Often, the best way of learning is by doing. If you dropped by St. Peter High School on May 3, you would have found students installing shingles, cutting pipes, laying floor tile, and hooking up electrical wiring. They weren’t building a house but learning what it’s like to work in construction and the wide selection of job opportunities in the sector.
The event was the brainchild of Scott Day, the lead teacher of St. Peter High School’s Construction Specialist High Skills Major (SHSM) program. To encourage enrolment in the Construction SHSM, he wanted to expose students to the skilled trades by giving them hands-on activities to try. Mr. Day and his team recruited representatives from 12 different trade organizations to instruct and supervise activities for the students. These included plumbers, HVAC workers, welders, electrical technicians, carpenters, framers, roofers, and iron workers. Many came from organizations that are already co-op partners with the high school.
Over 500 grade 9 and 10 students participated in the day. Students had a chance to use specialized power tools, assemble framing, try out a virtual welding station, attach girders to a steel I-beam, and solder copper piping. Four shifts of students even worked throughout the day to build a garden bench from scratch!

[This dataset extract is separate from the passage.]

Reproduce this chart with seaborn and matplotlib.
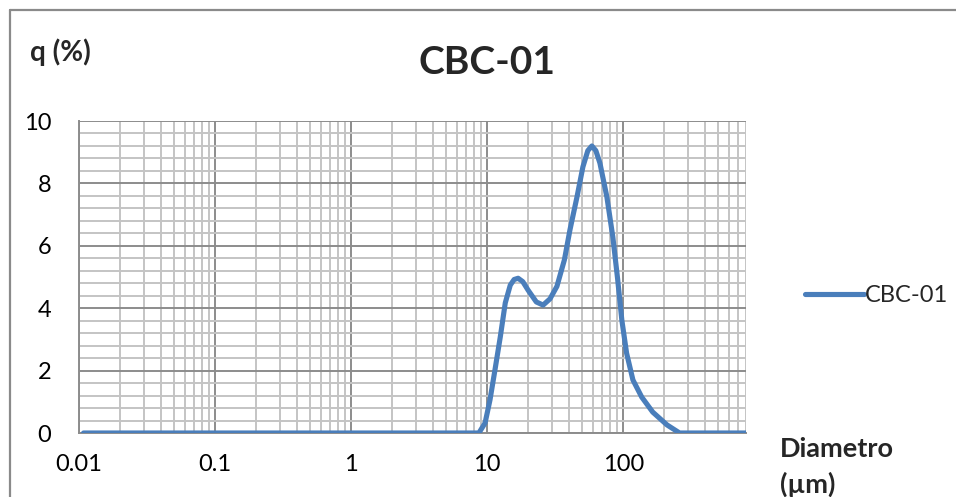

It wasn’t all hands-on learning. The students also had activity worksheets to complete, which required them to speak to many trades representatives and learn more about their jobs and the industry they represent.
In grades 7 and 8, students were invited to walk through the event and observe the activities. The government is introducing a mandatory technological education credit in 2024, so this was a chance for the younger students to see some real-world opportunities stemming from those tech courses.